Expert Insights: Abbvie’s EU Outlook Dims as Discounts Deepen on Humira Biosimilars

26th November 2018 (Last Updated August 9th, 2019 11:35)

Rose Joachim, PhD, Immunology Analyst, GlobalData, examines the impact of newly approved biosimilars on AbbVie’s Humira

Expert Insights: Abbvie’s EU Outlook Dims as Discounts Deepen on Humira Biosimilars

In October, five biosimilar versions of AbbVie’s blockbuster Humira were given the green light to launch in the EU. Humira sales constitute between 55 percent and 60 percent of AbbVie’s revenues outside the U.S., and the effects of this biosimilar launch have been a focus of industry-wide discussion. In the company’s much-anticipated Q3 earnings call, AbbVie representatives painted investors a clearer picture of what to expect from biosimilar entry.

In particular, the company disclosed that biosimilar discounts in the EU were averaging 10 percentage points higher than anticipated. In response, AbbVie has currently adjusted its projections for international sales erosion from 18−20 percent to 26−27 percent. Due to remaining uncertainty in pricing negotiations, this range is likely to shift even further by the end of the year.

For AbbVie, the Stakes are High

During the Q3 earnings call, AbbVie reported that discounts on Humira biosimilars were at the “higher end of the planning scenario,” ranging from a modest 10 percent to a striking 80 percent. This 80 percent discount is likely the root of a puzzling report that broke two days earlier that stated AbbVie had won a “national biosimilar tender” and would offer Humira at this staggering discount. Without any specifics regarding where the tendering agreement was established, many analysts and investors wondered whether the effects would be EU-wide. These fears manifested in a 4 percent dip in AbbVie’s stock price that day.

However, in the Q3 earnings call, AbbVie explained that these exceptionally high biosimilar discounts were actually an exception, found in several Nordic countries, which represented only 4–5 percent of the company’s total international revenues for Humira. AbbVie stated that the level of discounting in these markets was not a surprise. Tendering agreements for public procurement of biologics in these countries follow a “winner-takes-all” approach, meaning that the best-priced drug within the entire TNF inhibitor class obtains preferential prescription status. The stakes are high, which drives down prices dramatically.

Based on prior experience, AbbVie representatives posited that discounts as deep as those seen in the Nordic tender nations would not migrate to other markets. Although pricing for Humira biosimilars is not yet publicly available for all 5EU nations, pricing in France and Italy does appear to be on par with that for previous biosimilar products. In France, Amgevita, Imraldi, and Hyrimoz are all priced at a 25 percent discount from Humira and in Italy, Imraldi and Amgevita are discounted by 21 percent and 11 percent, respectively. It is unlikely that any of the remaining five EU countries will have discounts that far surpass established precedents.

Biosimilar Erosion to Affect AbbVie’s Bottom Line?

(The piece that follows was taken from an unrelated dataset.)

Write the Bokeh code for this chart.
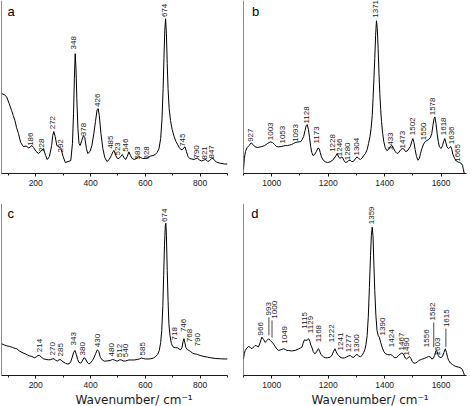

Despite some adjustments to future expectations, AbbVie assured investors that Humira sales were still strong, with sales guidance for FY 2018 estimated at $6.3B internationally (4 percent higher than sales in 2017) and $13.7B in the US (11 percent higher than sales in 2017). It is likely that Humira biosimilar discounts are higher than expected because of the sheer number of products launched simultaneously.

Although it does appear that AbbVie has the situation under control, there is still a decent amount of uncertainty regarding how biosimilar erosion will affect AbbVie’s bottom line. AbbVie representatives explained that while two thirds of the total international revenues are “locked,” meaning that the pricing and volume estimates are established and fairly concrete, the other one third is under negotiation and is still likely to change. This final piece of the puzzle is expected to be revealed at the Q4 earnings meeting.